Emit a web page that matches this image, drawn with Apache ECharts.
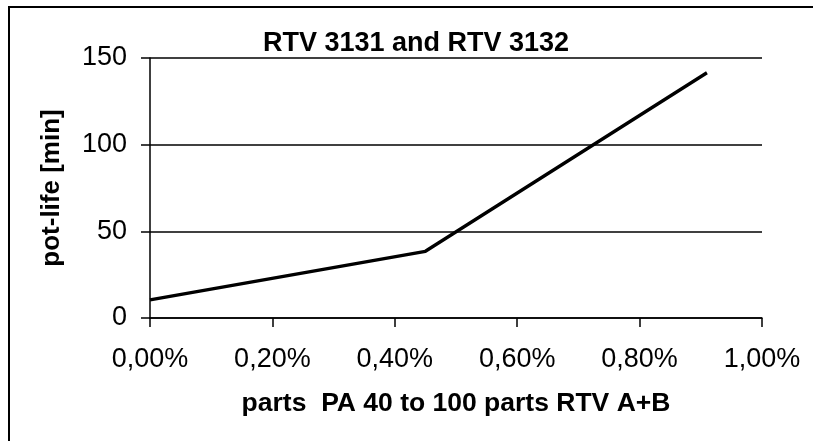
<!DOCTYPE html>
<html>
<head>
<meta charset="utf-8">
<script src="https://cdn.jsdelivr.net/npm/echarts@6/dist/echarts.min.js"></script>
<style>
html,body{margin:0;padding:0;background:#fff;}
#chart{width:813px;height:441px;}
</style>
</head>
<body>
<div id="chart"></div>
<script>
// Data
const partsPA = [0, 0.45, 0.91];          // x values, in percent
const potLifeMin = [10.4, 38.5, 141.5];   // y values, minutes
const titleText = 'RTV 3131 and RTV 3132';
const xAxisName = 'parts  PA 40 to 100 parts RTV A+B';
const yAxisName = 'pot-life [min]';

const FONT = '"Liberation Sans", Arial, sans-serif';
const chart = echarts.init(document.getElementById('chart'), null, {renderer: 'canvas'});

const seriesData = partsPA.map((x, i) => [x, potLifeMin[i]]);

chart.setOption({
  animation: false,
  backgroundColor: '#fff',
  graphic: [{
    type: 'rect',
    shape: {x: 9, y: 7, width: 1000, height: 1000},
    style: {fill: 'none', stroke: '#000', lineWidth: 2},
    silent: true,
    z: 100
  }],
  title: {
    text: titleText,
    left: 411,
    top: 25,
    textAlign: 'center',
    textStyle: {fontFamily: FONT, fontWeight: 'bold', fontSize: 27, color: '#000'}
  },
  grid: {left: 150, right: 51, top: 58, bottom: 123, containLabel: false},
  xAxis: {
    type: 'value',
    min: 0, max: 1, interval: 0.2,
    name: xAxisName,
    nameLocation: 'middle',
    nameGap: 72,
    nameTextStyle: {fontFamily: FONT, fontWeight: 'bold', fontSize: 26.5, color: '#000'},
    axisLine: {show: true, onZero: false, lineStyle: {color: '#000', width: 1.5}},
    axisTick: {show: true, inside: false, length: 9, lineStyle: {color: '#000', width: 1.5}},
    axisLabel: {
      margin: 28,
      fontFamily: FONT, fontSize: 27, color: '#000',
      formatter: v => v.toFixed(2).replace('.', ',') + '%'
    },
    splitLine: {show: false}
  },
  yAxis: {
    type: 'value',
    min: 0, max: 150, interval: 50,
    name: yAxisName,
    nameLocation: 'middle',
    nameGap: 85,
    nameTextStyle: {fontFamily: FONT, fontWeight: 'bold', fontSize: 26, color: '#000'},
    axisLine: {show: true, lineStyle: {color: '#000', width: 1.5}},
    axisTick: {show: true, inside: false, length: 9, lineStyle: {color: '#000', width: 1.5}},
    axisLabel: {margin: 23, fontFamily: FONT, fontSize: 27, color: '#000'},
    splitLine: {show: true, lineStyle: {color: '#000', width: 1.5}}
  },
  series: [{
    type: 'line',
    data: seriesData,
    showSymbol: false,
    symbol: 'none',
    lineStyle: {color: '#000', width: 3.3},
    z: 5
  }]
});
</script>
</body>
</html>
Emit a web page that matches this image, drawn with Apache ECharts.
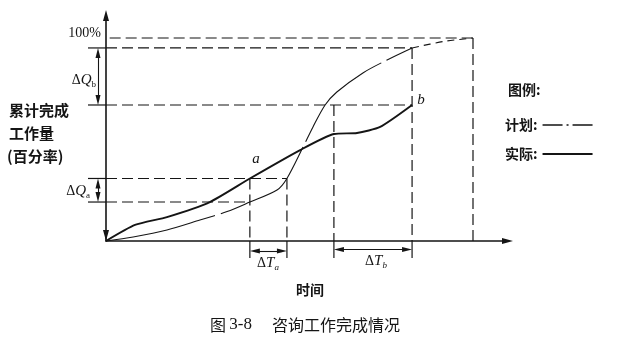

★ ★ ★

[What you should do]
Take the entries shown above and quote them verbatim, passing over the pictures.

[Solution]
Emit a web page that matches this image, drawn with Apache ECharts.
<!DOCTYPE html>
<html>
<head>
<meta charset="utf-8">
<script src="https://cdn.jsdelivr.net/npm/echarts@6/dist/echarts.min.js"></script>
<style>
html,body{margin:0;padding:0;background:#fff;}
#chart{width:813px;height:441px;}
</style>
</head>
<body>
<div id="chart"></div>
<script>
// Data
const partsPA = [0, 0.45, 0.91];          // x values, in percent
const potLifeMin = [10.4, 38.5, 141.5];   // y values, minutes
const titleText = 'RTV 3131 and RTV 3132';
const xAxisName = 'parts  PA 40 to 100 parts RTV A+B';
const yAxisName = 'pot-life [min]';

const FONT = '"Liberation Sans", Arial, sans-serif';
const chart = echarts.init(document.getElementById('chart'), null, {renderer: 'canvas'});

const seriesData = partsPA.map((x, i) => [x, potLifeMin[i]]);

chart.setOption({
  animation: false,
  backgroundColor: '#fff',
  graphic: [{
    type: 'rect',
    shape: {x: 9, y: 7, width: 1000, height: 1000},
    style: {fill: 'none', stroke: '#000', lineWidth: 2},
    silent: true,
    z: 100
  }],
  title: {
    text: titleText,
    left: 411,
    top: 25,
    textAlign: 'center',
    textStyle: {fontFamily: FONT, fontWeight: 'bold', fontSize: 27, color: '#000'}
  },
  grid: {left: 150, right: 51, top: 58, bottom: 123, containLabel: false},
  xAxis: {
    type: 'value',
    min: 0, max: 1, interval: 0.2,
    name: xAxisName,
    nameLocation: 'middle',
    nameGap: 72,
    nameTextStyle: {fontFamily: FONT, fontWeight: 'bold', fontSize: 26.5, color: '#000'},
    axisLine: {show: true, onZero: false, lineStyle: {color: '#000', width: 1.5}},
    axisTick: {show: true, inside: false, length: 9, lineStyle: {color: '#000', width: 1.5}},
    axisLabel: {
      margin: 28,
      fontFamily: FONT, fontSize: 27, color: '#000',
      formatter: v => v.toFixed(2).replace('.', ',') + '%'
    },
    splitLine: {show: false}
  },
  yAxis: {
    type: 'value',
    min: 0, max: 150, interval: 50,
    name: yAxisName,
    nameLocation: 'middle',
    nameGap: 85,
    nameTextStyle: {fontFamily: FONT, fontWeight: 'bold', fontSize: 26, color: '#000'},
    axisLine: {show: true, lineStyle: {color: '#000', width: 1.5}},
    axisTick: {show: true, inside: false, length: 9, lineStyle: {color: '#000', width: 1.5}},
    axisLabel: {margin: 23, fontFamily: FONT, fontSize: 27, color: '#000'},
    splitLine: {show: true, lineStyle: {color: '#000', width: 1.5}}
  },
  series: [{
    type: 'line',
    data: seriesData,
    showSymbol: false,
    symbol: 'none',
    lineStyle: {color: '#000', width: 3.3},
    z: 5
  }]
});
</script>
</body>
</html>
Emit a web page that matches this image, drawn with Apache ECharts.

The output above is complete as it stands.